That's exactly right, IKE!  Keesha, please note :love_heart:


----------



## Keesha (Dec 22, 2018)

IKE said:


> After we were done catching an playing with them we always had to release them before going to bed.
> 
> In RR's case I'm assuming that.......holes were poked in the lid so they could get air and both the jar and lightening bugs (fireflies) inside it would be gone in the morning because after she fell asleep her dad or mom would slip into her room, take the jar outside, open the lid and release them.





RadishRose said:


> That's exactly right, IKE!  Keesha, please note :love_heart:


Awwwww thats so darn cute


----------



## moviequeen1 (Dec 22, 2018)

I like creamy Jiff.This morning for breakfast,spread some on my toasted English muffin
I like putting it on sliced apples tonce in awhile for lunch will have PB&J-{usually grape} sandwich Sue


----------



## Tommy (Dec 22, 2018)

Yes, we use peanut butter for sandwiches, cooking, on fruits & veggies, and for dog treats.

PB is a good "emergency food" as it requires no preparation and is a handy source of calories, protein, and good fats.  We usually keep a few spare jars around, just in case.


----------



## debbie in seattle (Dec 27, 2018)

Love Peanut Butter.  A saltine cracker and a spoonful of peanut butter.


----------



## KingsX (Jan 4, 2019)

.

I love peanut butter.  It has protein, fat and sugar.  I will eat a spoonful right out of the jar before I take my daily vitamin [which works better if taken with some fat.]
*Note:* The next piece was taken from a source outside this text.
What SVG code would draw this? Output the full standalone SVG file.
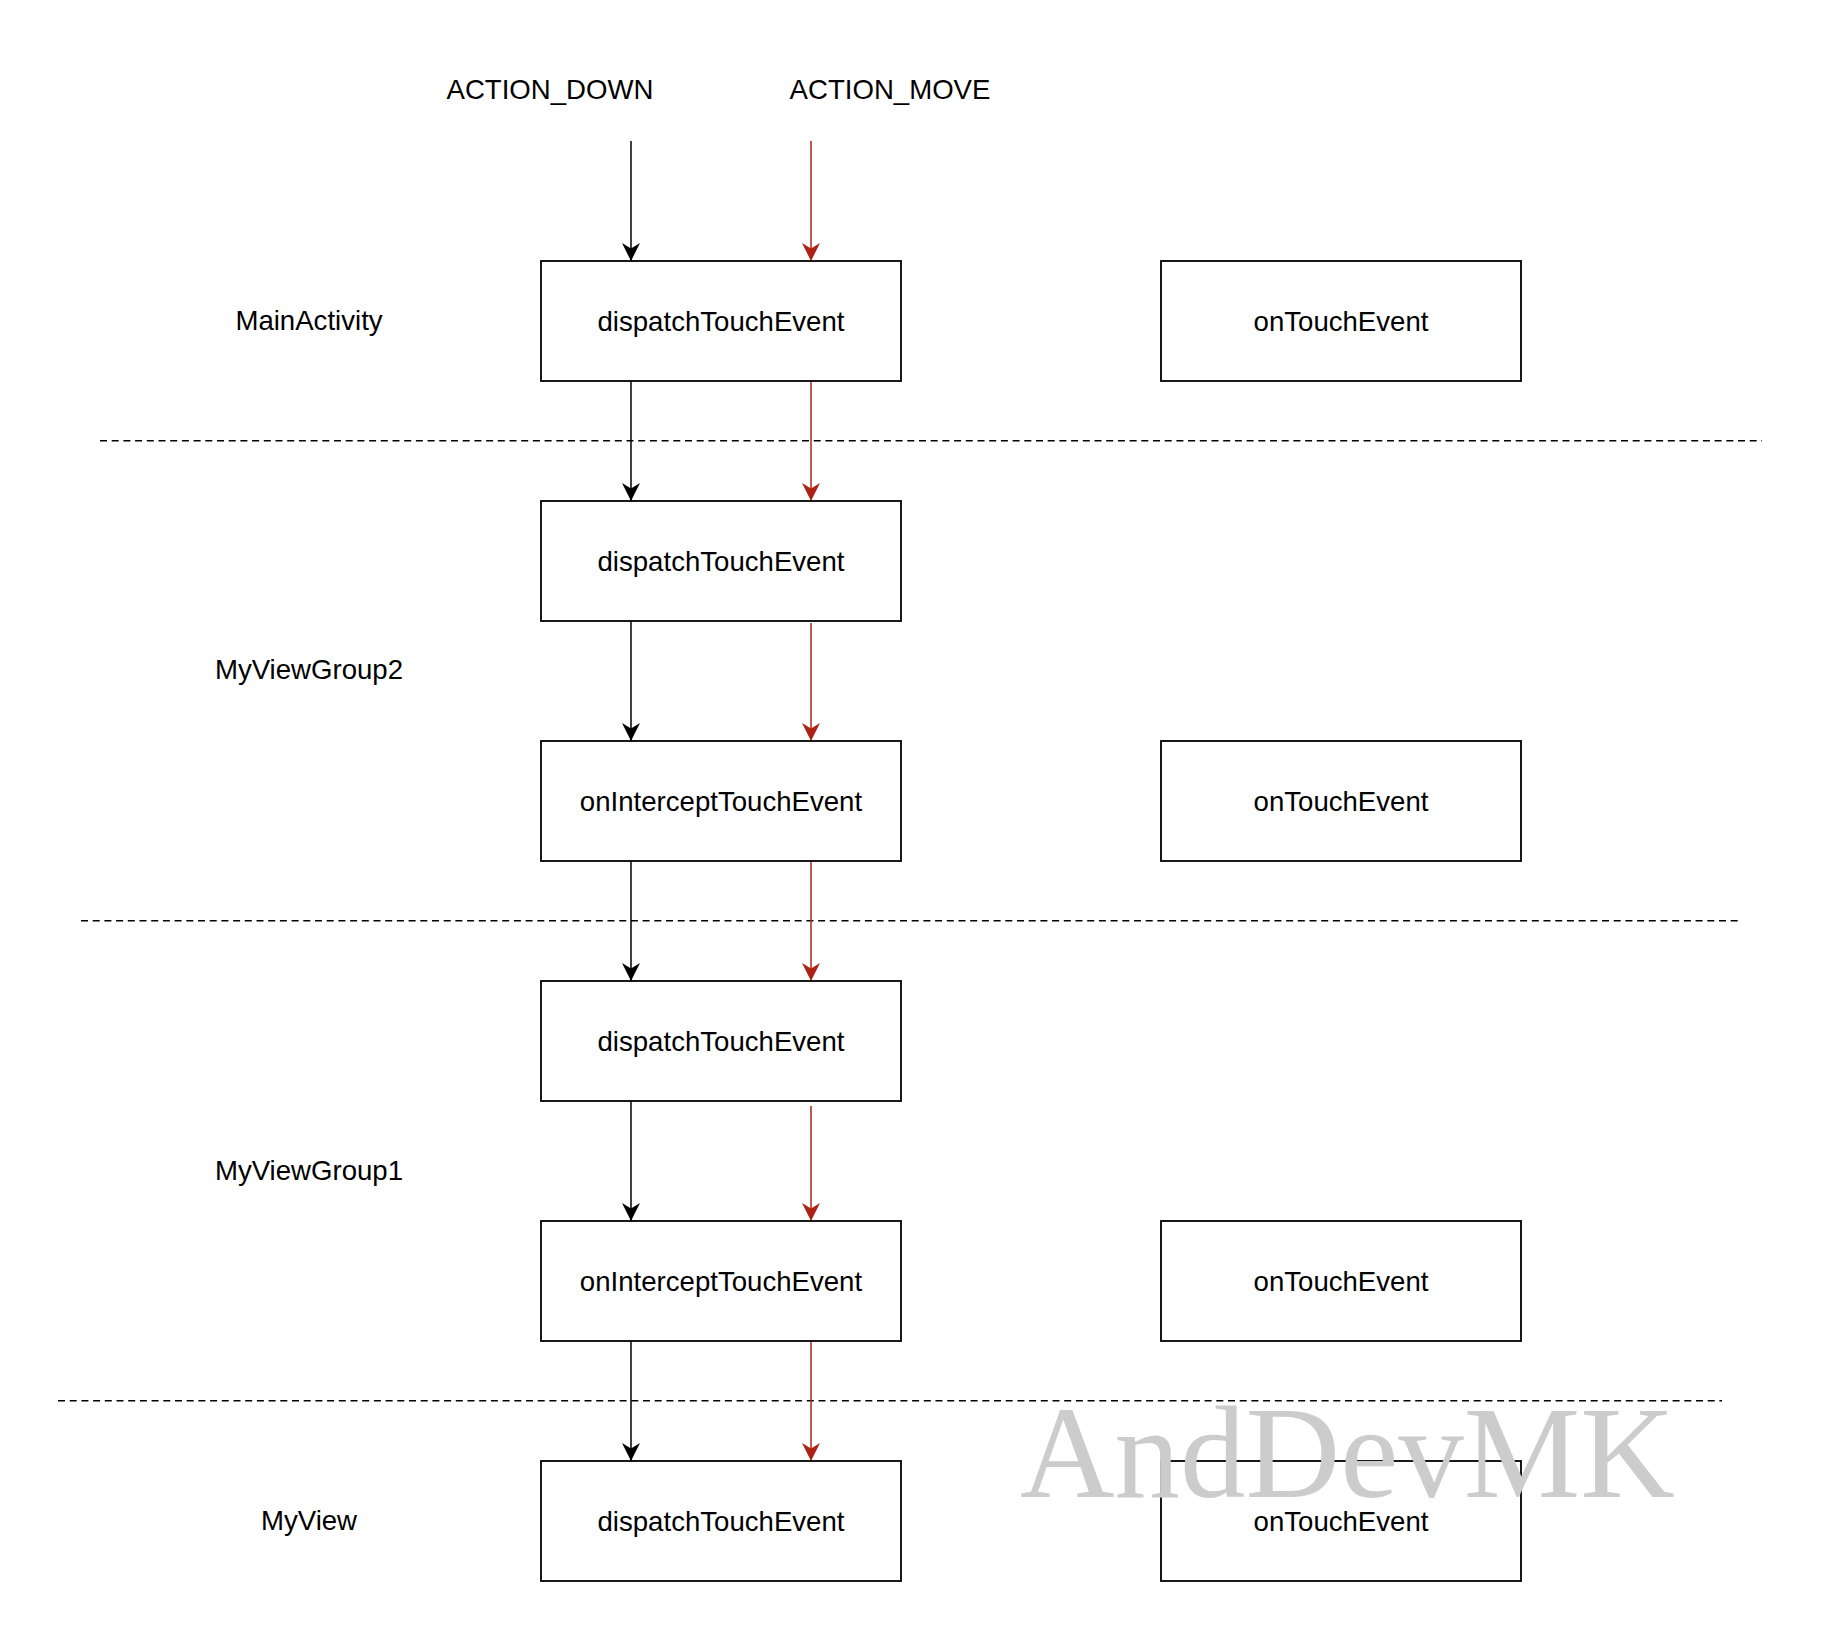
<svg xmlns="http://www.w3.org/2000/svg" width="1824" height="1642" viewBox="0 0 1824 1642">
<style>
.box{fill:#ffffff;stroke:#000000;stroke-width:1.8}
.t{font-family:"Liberation Sans",Arial,Helvetica,sans-serif;font-size:27.6px;fill:#000000;text-anchor:middle}
.sep{stroke:#000000;stroke-width:1.6;stroke-dasharray:7 4.7;fill:none}
.ab{stroke:#000000;stroke-width:1.5;fill:none;marker-end:url(#mb)}
.ar{stroke:#AB2217;stroke-width:1.5;fill:none;marker-end:url(#mr)}
.wm{font-family:"Liberation Serif","Times New Roman",serif;font-size:131px;fill:#cccccc}
</style>
<defs>
<marker id="mb" markerUnits="userSpaceOnUse" markerWidth="18" markerHeight="18" refX="18" refY="9" orient="auto" viewBox="0 0 18 18">
<path d="M18,9 L0,0 L5.5,9 L0,18 Z" fill="#000000"/>
</marker>
<marker id="mr" markerUnits="userSpaceOnUse" markerWidth="18" markerHeight="18" refX="18" refY="9" orient="auto" viewBox="0 0 18 18">
<path d="M18,9 L0,0 L5.5,9 L0,18 Z" fill="#AB2217"/>
</marker>
</defs>
<rect width="1824" height="1642" fill="#ffffff"/>

<g id="separators">
<line class="sep" x1="100" y1="440.7" x2="1762" y2="440.7"/>
<line class="sep" x1="81" y1="920.7" x2="1741" y2="920.7"/>
<line class="sep" x1="58" y1="1400.7" x2="1722" y2="1400.7"/>
</g>

<g id="labels">
<text id="lbl-action-down" class="t" x="550" y="99">ACTION_DOWN</text>
<text id="lbl-action-move" class="t" x="890" y="99">ACTION_MOVE</text>
<text id="lbl-mainactivity" class="t" x="309" y="329.5">MainActivity</text>
<text id="lbl-myviewgroup2" class="t" x="309" y="679">MyViewGroup2</text>
<text id="lbl-myviewgroup1" class="t" x="309" y="1179.5">MyViewGroup1</text>
<text id="lbl-myview" class="t" x="309" y="1530">MyView</text>
</g>

<g id="connectors">
<line class="ab" x1="631" y1="141" x2="631" y2="261"/>
<line class="ar" x1="811" y1="141" x2="811" y2="261"/>
<line class="ab" x1="631" y1="381" x2="631" y2="501"/>
<line class="ar" x1="811" y1="381" x2="811" y2="501"/>
<line class="ab" x1="631" y1="621" x2="631" y2="741"/>
<line class="ar" x1="811" y1="623" x2="811" y2="741"/>
<line class="ab" x1="631" y1="861" x2="631" y2="981"/>
<line class="ar" x1="811" y1="861" x2="811" y2="981"/>
<line class="ab" x1="631" y1="1101" x2="631" y2="1221"/>
<line class="ar" x1="811" y1="1106" x2="811" y2="1221"/>
<line class="ab" x1="631" y1="1341" x2="631" y2="1461"/>
<line class="ar" x1="811" y1="1341" x2="811" y2="1461"/>
</g>

<g id="ma-dispatch"><rect class="box" x="541" y="261" width="360" height="120"/><text class="t" x="721" y="330.5">dispatchTouchEvent</text></g>
<g id="ma-ontouch"><rect class="box" x="1161" y="261" width="360" height="120"/><text class="t" x="1341" y="330.5">onTouchEvent</text></g>

<g id="vg2-dispatch"><rect class="box" x="541" y="501" width="360" height="120"/><text class="t" x="721" y="570.5">dispatchTouchEvent</text></g>
<g id="vg2-intercept"><rect class="box" x="541" y="741" width="360" height="120"/><text class="t" x="721" y="810.5">onInterceptTouchEvent</text></g>
<g id="vg2-ontouch"><rect class="box" x="1161" y="741" width="360" height="120"/><text class="t" x="1341" y="810.5">onTouchEvent</text></g>

<g id="vg1-dispatch"><rect class="box" x="541" y="981" width="360" height="120"/><text class="t" x="721" y="1050.5">dispatchTouchEvent</text></g>
<g id="vg1-intercept"><rect class="box" x="541" y="1221" width="360" height="120"/><text class="t" x="721" y="1290.5">onInterceptTouchEvent</text></g>
<g id="vg1-ontouch"><rect class="box" x="1161" y="1221" width="360" height="120"/><text class="t" x="1341" y="1290.5">onTouchEvent</text></g>

<g id="v-dispatch"><rect class="box" x="541" y="1461" width="360" height="120"/><text class="t" x="721" y="1530.5">dispatchTouchEvent</text></g>
<g id="v-ontouch"><rect class="box" x="1161" y="1461" width="360" height="120"/><text class="t" x="1341" y="1530.5">onTouchEvent</text></g>

<g id="watermark"><text class="wm" x="1020" y="1497">AndDevMK</text></g>
</svg>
I usually buy Kroger's brand which is cheaper than the name brands and tastes better to me.   I keep my peanut butter in the refrigerator because I like it cold.

.


----------



## KingsX (Jan 4, 2019)

hollydolly said:


> Barrrffff....sorry I know Americans generally love PB.... but it's definitely not as popular here, and personally I think it's disgusting !!....sorry!!





Peanuts and Peanut Butter are mainly a New World thing.

Here's an interesting historic overview.

http://www.nationalpeanutboard.org/peanut-info/history-peanuts-peanut-butter.htm


Here's a song from the American Civil War [Goober peas is another name for peanuts.]

_*Sitting by the roadside on a summer's day
Chatting with my mess-mates, passing time away
Lying in the shadows underneath the trees
Goodness, how delicious, eating goober peas.

Peas, peas, peas, peas
Eating goober peas
Goodness, how delicious,
Eating goober peas.

When a horse-man passes, the soldiers have a rule
To cry out their loudest, "Mister, here's your mule!"
But another custom, enchanting-er than these
Is wearing out your grinders, eating goober peas.

Peas, peas, peas, peas
Eating goober peas
Goodness, how delicious,
Eating goober peas.

Just before the battle, the General hears a row
He says "The Yanks are coming, I hear their rifles now."
He looks down the roadway, and what d'ya think he sees?
The Georgia Militia cracking goober peas.

Peas, peas, peas, peas
Eating goober peas
Goodness, how delicious,
Eating goober peas.

I think my song has lasted just about enough.
The subject is interesting, but the rhymes are mighty rough.
I wish the war was over, so free from rags and fleas
We'd kiss our wives and sweethearts, say good-bye to goober peas.

Peas, peas, peas, peas
Eating goober peas
Goodness, how delicious,
Eating goober peas.*_

.


----------



## RadishRose (Jan 4, 2019)

Peanuts are not even nuts. Like the above song, they're a type of pea; a legume. I ate some boiled once when in the South, pretty good, but prefer them roasted and salted.

I painted Mr. Peanut on the side of my VW Bug back in the 70's.




_In the early 1900s peanuts became a significant agricultural crop when  the boll weevil threatened the South’s cotton crop. Following the  suggestions of noted scientist Dr. George Washington Carver, peanuts served as an effective commercial crop and, for a time, rivaled the position of cotton in the South._

Dr. Carver   
	

	
	
		
		

		
		
	


	




_With an insatiable curiosity and keen knowledge of chemistry and  physics, Carver continued his research with the peanut. By separating  the fats, oils, gums, resins and sugars, he went on to find many uses  for the peanut. In fact, he developed more than 300 new uses for the  humble legume. Recipes  ranged from peanut lemon punch, chili sauce, caramel, peanut sausage,  mayonnaise and coffee. While Carver's list of uses for the peanut  included peanut paste, he didn't invent peanut butter. _

http://www.nationalpeanutboard.org/


----------